Work to do: Drop every picture, then transcribe the remaining data exactly.

Given data:
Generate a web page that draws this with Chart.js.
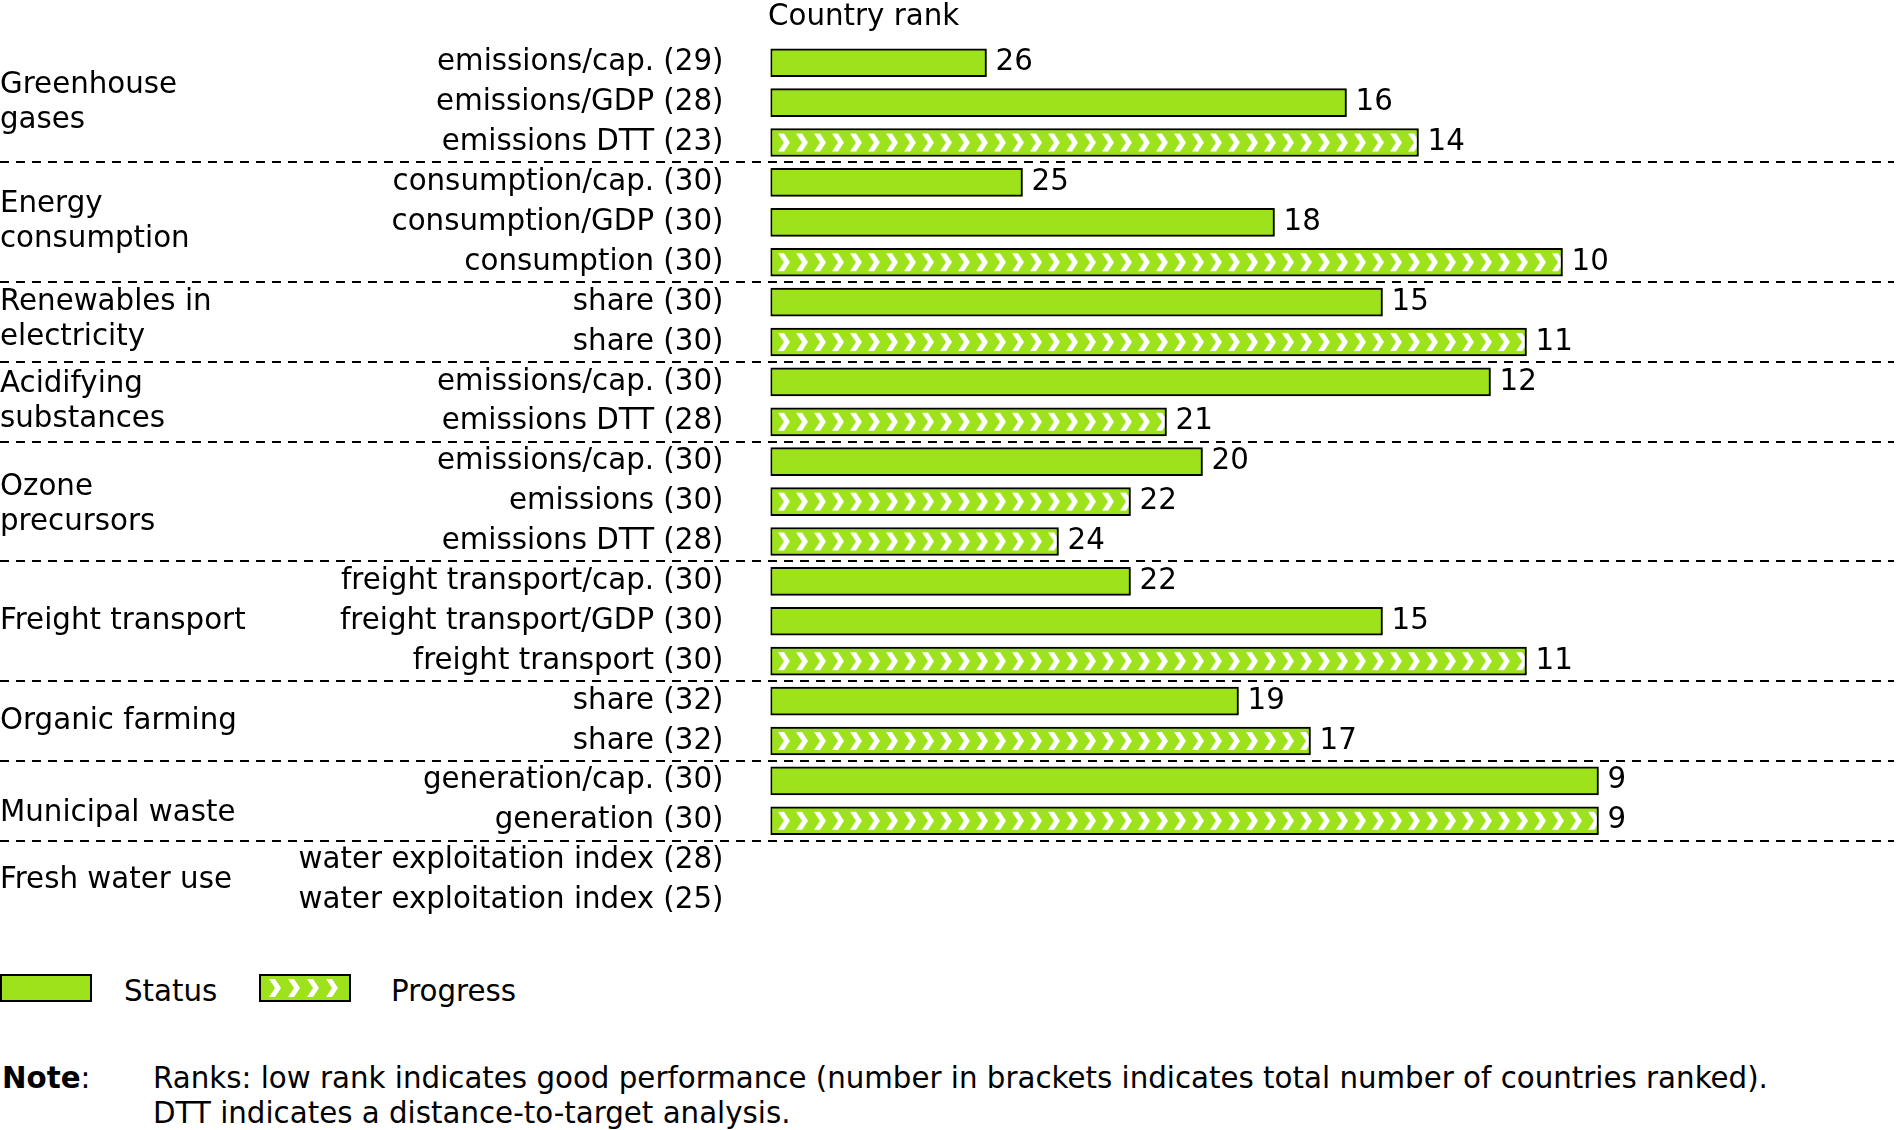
<!DOCTYPE html>
<html>
<head>
<meta charset="utf-8">
<title>Country rank</title>
<script src="https://cdn.jsdelivr.net/npm/chart.js@4.4.1/dist/chart.umd.min.js"></script>
<style>
  body { margin: 0; background: #fff; }
  #wrap { position: relative; width: 1898px; height: 1130px; font-family: "DejaVu Sans", Verdana, sans-serif; font-size: 29.3px; color: #000; }
  #chartBox { position: absolute; left: 0; top: 0; width: 1898px; height: 940px; }
  .swatch { position: absolute; top: 974px; width: 92px; height: 28px; box-sizing: border-box; border: 2px solid #000; background: #9ee21c; }
  .txt { position: absolute; line-height: 34px; white-space: nowrap; }
  .note { line-height: 35px; top: 1061px; }
</style>
</head>
<body>
<div id="wrap">
  <div id="chartBox"><canvas id="rankChart"></canvas></div>
  <div class="swatch" style="left:0"></div>
  <div class="txt" style="left:124px; top:974px">Status</div>
  <canvas id="progressSwatch" width="92" height="28" style="position:absolute; left:259px; top:974px"></canvas>
  <div class="txt" style="left:391px; top:974px">Progress</div>
  <div class="txt note" style="left:2px"><b>Note</b>:</div>
  <div class="txt note" style="left:153px">Ranks: low rank indicates good performance (number in brackets indicates total number of countries ranked).<br>DTT indicates a distance-to-target analysis.</div>
</div>
<script>
// Rows, top to bottom
const rowLabels = [
  'emissions/cap. (29)', 'emissions/GDP (28)', 'emissions DTT (23)',
  'consumption/cap. (30)', 'consumption/GDP (30)', 'consumption (30)',
  'share (30)', 'share (30)',
  'emissions/cap. (30)', 'emissions DTT (28)',
  'emissions/cap. (30)', 'emissions (30)', 'emissions DTT (28)',
  'freight transport/cap. (30)', 'freight transport/GDP (30)', 'freight transport (30)',
  'share (32)', 'share (32)',
  'generation/cap. (30)', 'generation (30)',
  'water exploitation index (28)', 'water exploitation index (25)'
];
const statusRanks = [26, 16, null, 25, 18, null, 15, null, 12, null, 20, null, null, 22, 15, null, 19, null, 9, null, null, null];
const progressRanks = [null, null, 14, null, null, 10, null, 11, null, 21, null, 22, 24, null, null, 11, null, 17, null, 9, null, null];

const groupLabels = [
  ['Greenhouse', 'gases'], ['Energy', 'consumption'], ['Renewables in', 'electricity'],
  ['Acidifying', 'substances'], ['Ozone', 'precursors'], ['Freight transport'],
  ['Organic farming'], ['Municipal waste'], ['Fresh water use']
];
const groupRows = [3, 3, 2, 2, 3, 3, 2, 2, 2];

const worstRank = 32;   // bars start here (left edge)
const bestRank = 1;
const axisTitle = 'Country rank';

const barGreen = '#9ee21c';
const fontFamily = '"DejaVu Sans", Verdana, sans-serif';
const fontSize = 29.3;
// small vertical nudges of the group names (px), as in the original
const groupNudge = [0, 0, -2, 0, 3, 0, 0, 13, 0];

// white ">" chevron, 12 wide and 18 tall
function drawChevron(c, x, top) {
  c.beginPath();
  c.moveTo(x, top);
  c.lineTo(x + 6, top);
  c.lineTo(x + 12, top + 9);
  c.lineTo(x + 6, top + 18);
  c.lineTo(x, top + 18);
  c.lineTo(x + 6, top + 9);
  c.closePath();
  c.fill();
}

function chevronPattern(c) {
  const chart = c.chart;
  if (!chart.chartArea || c.dataIndex === undefined) return barGreen;
  const tile = document.createElement('canvas');
  tile.width = 18;
  tile.height = 28;
  const t = tile.getContext('2d');
  t.fillStyle = barGreen;
  t.fillRect(0, 0, 18, 28);
  t.fillStyle = '#fff';
  drawChevron(t, 0, 5);
  const pat = chart.ctx.createPattern(tile, 'repeat');
  const y = chart.scales.y.getPixelForValue(c.dataIndex);
  pat.setTransform(new DOMMatrix().translate(chart.chartArea.left + 7.5, y - 14));
  return pat;
}

// group names, dashed separators, rank numbers and title
const rankDecor = {
  id: 'rankDecor',
  afterDraw(chart) {
    const ctx = chart.ctx;
    const y = chart.scales.y;
    ctx.save();
    ctx.fillStyle = '#000';
    ctx.strokeStyle = '#000';
    ctx.font = fontSize + 'px ' + fontFamily;
    ctx.textAlign = 'left';
    ctx.textBaseline = 'alphabetic';
    ctx.fillText(axisTitle, chart.chartArea.left - 2.5, 25);

    ctx.textBaseline = 'middle';
    let first = 0;
    groupLabels.forEach((lines, g) => {
      const last = first + groupRows[g] - 1;
      const mid = (y.getPixelForValue(first) + y.getPixelForValue(last)) / 2 + groupNudge[g];
      lines.forEach((line, k) => {
        ctx.fillText(line, 0, mid + (k - (lines.length - 1) / 2) * 35);
      });
      if (g < groupLabels.length - 1) {
        const sy = Math.round((y.getPixelForValue(last) + y.getPixelForValue(last + 1)) / 2);
        ctx.lineWidth = 2;
        ctx.setLineDash([9, 7]);
        ctx.beginPath();
        ctx.moveTo(0, sy);
        ctx.lineTo(1894, sy);
        ctx.stroke();
        ctx.setLineDash([]);
      }
      first = last + 1;
    });

    // rank number just right of each bar
    chart.data.datasets.forEach((ds, i) => {
      chart.getDatasetMeta(i).data.forEach((bar, j) => {
        const v = ds.data[j];
        if (!v) return;
        ctx.fillText(String(v[1]), Math.max(bar.x, bar.base) + 9, bar.y);
      });
    });
    ctx.restore();
  }
};

const toBars = ranks => ranks.map(r => (r == null ? null : [worstRank, r]));

new Chart(document.getElementById('rankChart'), {
  type: 'bar',
  data: {
    labels: rowLabels,
    datasets: [
      {
        label: 'Status',
        data: toBars(statusRanks),
        backgroundColor: barGreen,
        borderColor: '#000',
        borderWidth: 2,
        borderSkipped: false,
        barThickness: 28,
        grouped: false
      },
      {
        label: 'Progress',
        data: toBars(progressRanks),
        backgroundColor: chevronPattern,
        borderColor: '#000',
        borderWidth: 2,
        borderSkipped: false,
        barThickness: 28,
        grouped: false
      }
    ]
  },
  options: {
    indexAxis: 'y',
    responsive: true,
    maintainAspectRatio: false,
    animation: false,
    events: [],
    layout: { padding: { left: 0, right: 11.5, top: 42.8, bottom: 19.5 } },
    scales: {
      x: { display: false, reverse: true, min: bestRank, max: worstRank },
      y: {
        // tickLength (not drawn) keeps the labels left of the bars
        grid: { display: false, drawTicks: true, tickLength: 47 },
        border: { display: false },
        ticks: { color: '#000', padding: 0, autoSkip: false, font: { family: fontFamily, size: fontSize } },
        afterFit: axis => { axis.width = 770.5; }
      }
    },
    plugins: { legend: { display: false }, tooltip: { enabled: false } }
  },
  plugins: [rankDecor]
});

// legend swatch for the progress bars
const sw = document.getElementById('progressSwatch').getContext('2d');
sw.fillStyle = barGreen;
sw.fillRect(0, 0, 92, 28);
sw.fillStyle = '#fff';
for (let k = 0; k < 4; k++) drawChevron(sw, 10 + k * 19, 5);
sw.lineWidth = 2;
sw.strokeStyle = '#000';
sw.strokeRect(1, 1, 90, 26);
</script>
</body>
</html>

Solution to this problem:
Generate a web page that draws this with Chart.js.
<!DOCTYPE html>
<html>
<head>
<meta charset="utf-8">
<title>Country rank</title>
<script src="https://cdn.jsdelivr.net/npm/chart.js@4.4.1/dist/chart.umd.min.js"></script>
<style>
  body { margin: 0; background: #fff; }
  #wrap { position: relative; width: 1898px; height: 1130px; font-family: "DejaVu Sans", Verdana, sans-serif; font-size: 29.3px; color: #000; }
  #chartBox { position: absolute; left: 0; top: 0; width: 1898px; height: 940px; }
  .swatch { position: absolute; top: 974px; width: 92px; height: 28px; box-sizing: border-box; border: 2px solid #000; background: #9ee21c; }
  .txt { position: absolute; line-height: 34px; white-space: nowrap; }
  .note { line-height: 35px; top: 1061px; }
</style>
</head>
<body>
<div id="wrap">
  <div id="chartBox"><canvas id="rankChart"></canvas></div>
  <div class="swatch" style="left:0"></div>
  <div class="txt" style="left:124px; top:974px">Status</div>
  <canvas id="progressSwatch" width="92" height="28" style="position:absolute; left:259px; top:974px"></canvas>
  <div class="txt" style="left:391px; top:974px">Progress</div>
  <div class="txt note" style="left:2px"><b>Note</b>:</div>
  <div class="txt note" style="left:153px">Ranks: low rank indicates good performance (number in brackets indicates total number of countries ranked).<br>DTT indicates a distance-to-target analysis.</div>
</div>
<script>
// Rows, top to bottom
const rowLabels = [
  'emissions/cap. (29)', 'emissions/GDP (28)', 'emissions DTT (23)',
  'consumption/cap. (30)', 'consumption/GDP (30)', 'consumption (30)',
  'share (30)', 'share (30)',
  'emissions/cap. (30)', 'emissions DTT (28)',
  'emissions/cap. (30)', 'emissions (30)', 'emissions DTT (28)',
  'freight transport/cap. (30)', 'freight transport/GDP (30)', 'freight transport (30)',
  'share (32)', 'share (32)',
  'generation/cap. (30)', 'generation (30)',
  'water exploitation index (28)', 'water exploitation index (25)'
];
const statusRanks = [26, 16, null, 25, 18, null, 15, null, 12, null, 20, null, null, 22, 15, null, 19, null, 9, null, null, null];
const progressRanks = [null, null, 14, null, null, 10, null, 11, null, 21, null, 22, 24, null, null, 11, null, 17, null, 9, null, null];

const groupLabels = [
  ['Greenhouse', 'gases'], ['Energy', 'consumption'], ['Renewables in', 'electricity'],
  ['Acidifying', 'substances'], ['Ozone', 'precursors'], ['Freight transport'],
  ['Organic farming'], ['Municipal waste'], ['Fresh water use']
];
const groupRows = [3, 3, 2, 2, 3, 3, 2, 2, 2];

const worstRank = 32;   // bars start here (left edge)
const bestRank = 1;
const axisTitle = 'Country rank';

const barGreen = '#9ee21c';
const fontFamily = '"DejaVu Sans", Verdana, sans-serif';
const fontSize = 29.3;
// small vertical nudges of the group names (px), as in the original
const groupNudge = [0, 0, -2, 0, 3, 0, 0, 13, 0];

// white ">" chevron, 12 wide and 18 tall
function drawChevron(c, x, top) {
  c.beginPath();
  c.moveTo(x, top);
  c.lineTo(x + 6, top);
  c.lineTo(x + 12, top + 9);
  c.lineTo(x + 6, top + 18);
  c.lineTo(x, top + 18);
  c.lineTo(x + 6, top + 9);
  c.closePath();
  c.fill();
}

function chevronPattern(c) {
  const chart = c.chart;
  if (!chart.chartArea || c.dataIndex === undefined) return barGreen;
  const tile = document.createElement('canvas');
  tile.width = 18;
  tile.height = 28;
  const t = tile.getContext('2d');
  t.fillStyle = barGreen;
  t.fillRect(0, 0, 18, 28);
  t.fillStyle = '#fff';
  drawChevron(t, 0, 5);
  const pat = chart.ctx.createPattern(tile, 'repeat');
  const y = chart.scales.y.getPixelForValue(c.dataIndex);
  pat.setTransform(new DOMMatrix().translate(chart.chartArea.left + 7.5, y - 14));
  return pat;
}

// group names, dashed separators, rank numbers and title
const rankDecor = {
  id: 'rankDecor',
  afterDraw(chart) {
    const ctx = chart.ctx;
    const y = chart.scales.y;
    ctx.save();
    ctx.fillStyle = '#000';
    ctx.strokeStyle = '#000';
    ctx.font = fontSize + 'px ' + fontFamily;
    ctx.textAlign = 'left';
    ctx.textBaseline = 'alphabetic';
    ctx.fillText(axisTitle, chart.chartArea.left - 2.5, 25);

    ctx.textBaseline = 'middle';
    let first = 0;
    groupLabels.forEach((lines, g) => {
      const last = first + groupRows[g] - 1;
      const mid = (y.getPixelForValue(first) + y.getPixelForValue(last)) / 2 + groupNudge[g];
      lines.forEach((line, k) => {
        ctx.fillText(line, 0, mid + (k - (lines.length - 1) / 2) * 35);
      });
      if (g < groupLabels.length - 1) {
        const sy = Math.round((y.getPixelForValue(last) + y.getPixelForValue(last + 1)) / 2);
        ctx.lineWidth = 2;
        ctx.setLineDash([9, 7]);
        ctx.beginPath();
        ctx.moveTo(0, sy);
        ctx.lineTo(1894, sy);
        ctx.stroke();
        ctx.setLineDash([]);
      }
      first = last + 1;
    });

    // rank number just right of each bar
    chart.data.datasets.forEach((ds, i) => {
      chart.getDatasetMeta(i).data.forEach((bar, j) => {
        const v = ds.data[j];
        if (!v) return;
        ctx.fillText(String(v[1]), Math.max(bar.x, bar.base) + 9, bar.y);
      });
    });
    ctx.restore();
  }
};

const toBars = ranks => ranks.map(r => (r == null ? null : [worstRank, r]));

new Chart(document.getElementById('rankChart'), {
  type: 'bar',
  data: {
    labels: rowLabels,
    datasets: [
      {
        label: 'Status',
        data: toBars(statusRanks),
        backgroundColor: barGreen,
        borderColor: '#000',
        borderWidth: 2,
        borderSkipped: false,
        barThickness: 28,
        grouped: false
      },
      {
        label: 'Progress',
        data: toBars(progressRanks),
        backgroundColor: chevronPattern,
        borderColor: '#000',
        borderWidth: 2,
        borderSkipped: false,
        barThickness: 28,
        grouped: false
      }
    ]
  },
  options: {
    indexAxis: 'y',
    responsive: true,
    maintainAspectRatio: false,
    animation: false,
    events: [],
    layout: { padding: { left: 0, right: 11.5, top: 42.8, bottom: 19.5 } },
    scales: {
      x: { display: false, reverse: true, min: bestRank, max: worstRank },
      y: {
        // tickLength (not drawn) keeps the labels left of the bars
        grid: { display: false, drawTicks: true, tickLength: 47 },
        border: { display: false },
        ticks: { color: '#000', padding: 0, autoSkip: false, font: { family: fontFamily, size: fontSize } },
        afterFit: axis => { axis.width = 770.5; }
      }
    },
    plugins: { legend: { display: false }, tooltip: { enabled: false } }
  },
  plugins: [rankDecor]
});

// legend swatch for the progress bars
const sw = document.getElementById('progressSwatch').getContext('2d');
sw.fillStyle = barGreen;
sw.fillRect(0, 0, 92, 28);
sw.fillStyle = '#fff';
for (let k = 0; k < 4; k++) drawChevron(sw, 10 + k * 19, 5);
sw.lineWidth = 2;
sw.strokeStyle = '#000';
sw.strokeRect(1, 1, 90, 26);
</script>
</body>
</html>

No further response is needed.